Along with my painting gear, I carried flyers detailing the Daylighting proposal, bilingual in nature – half in English, half translated into Spanish via Google.
A supermarket worker was the first person to talk to me, and said the painting was beautiful. I gave him a Spanish flyer and spoke a broken Spanish to him until he kindly said “I speak English too.”
A younger woman stopped to look at the painting shortly after. I gave her a flyer in English and over explained the project a bit. She listened a bit then went on her way with a polite “thank you.”
New Yorker’s are understandably wary about people on the street trying to sell something.
Henderson stopped next, in a bright blue sweater, about 12 years old. “Wow mister, you draw really good! I try to draw but every time it comes out terrible, not like this! You even got the double XX in TJ Maxx!”
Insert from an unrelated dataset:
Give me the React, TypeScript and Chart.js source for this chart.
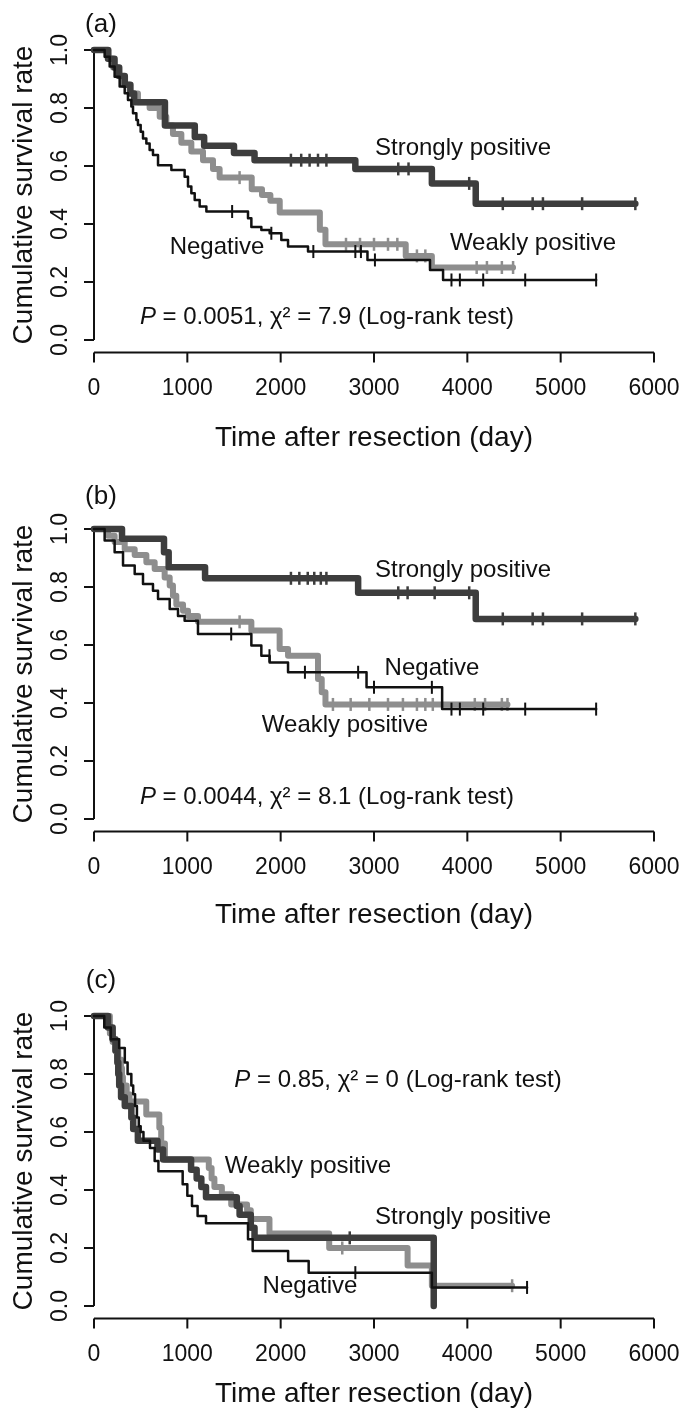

I confided in him that I’ve been doing this for quite a long time with many terrible drawings myself, and he should keep practicing. “Try to make the next one just a little bit better than the last.” He seemed happy to hear this.
Alex (and his dog “diddy”) told me “Watercolor is hard man. I do portraits” and went on to explain his method for realistically rendering hair, clearly a bit unimpressed with my efforts. We talked about how much you can learn from the master Bob Ross. We talked about Tibbetts Brook and he shrugged with that classic ny cynicism, “They need to do something here.” – pointing to the strange vacant open space we were standing on.
Alcan and I talked for over 15 minutes, him only knowing a little English and me only a little Spanish. He showed me his artwork on his phone, beautifully rendered fruit still life paintings and ornately constructed 3d sculpture fountains, complete with live fish! He said he hasn’t painted in 6 months, partly due to construction work, but also just not inspired. He started telling me where I needed to work more on the painting. We exchanged phone numbers and I will let him know the next time I am painting in the area, he would like to come join.
Mike asked if I had an instagram and said he would tag me. He took a short video of me and the painting and did so, saying it was dope.
Two other younger guys took a picture and gave me a fist bump.
Just as I was finishing up for the day, a couple and their dog approached to ask if they could see the painting. They had been watching from their apartment window while I was painting and saw I was about to leave. They have lived in this apartment for the past ten years, saw the mall being built, and are now looking to buy a house, perhaps in Philadelphia. We talked about the Tibbetts Daylighting project and the petition they eagerly said they would sign. They joked that the TJ Maxx sign can light up their living room at night. I had stumbled into painting their view and they asked if it was for sale. One quick Venmo transaction later, I signed the watercolor painting and handed it to them as they talked about where it might hang. He gave me his card for his therapy practice in case I knew anyone looking.
I headed back home, feeling newly integrated into this landscape myself.
I’m realizing this is not necessarily about advocacy for Tibbetts Brook, this is plein air painting as an expression of the land and the daylighting idea around the land, expanding outward like a branch, to see how it may unfold. Inviting this dormant land back into minds.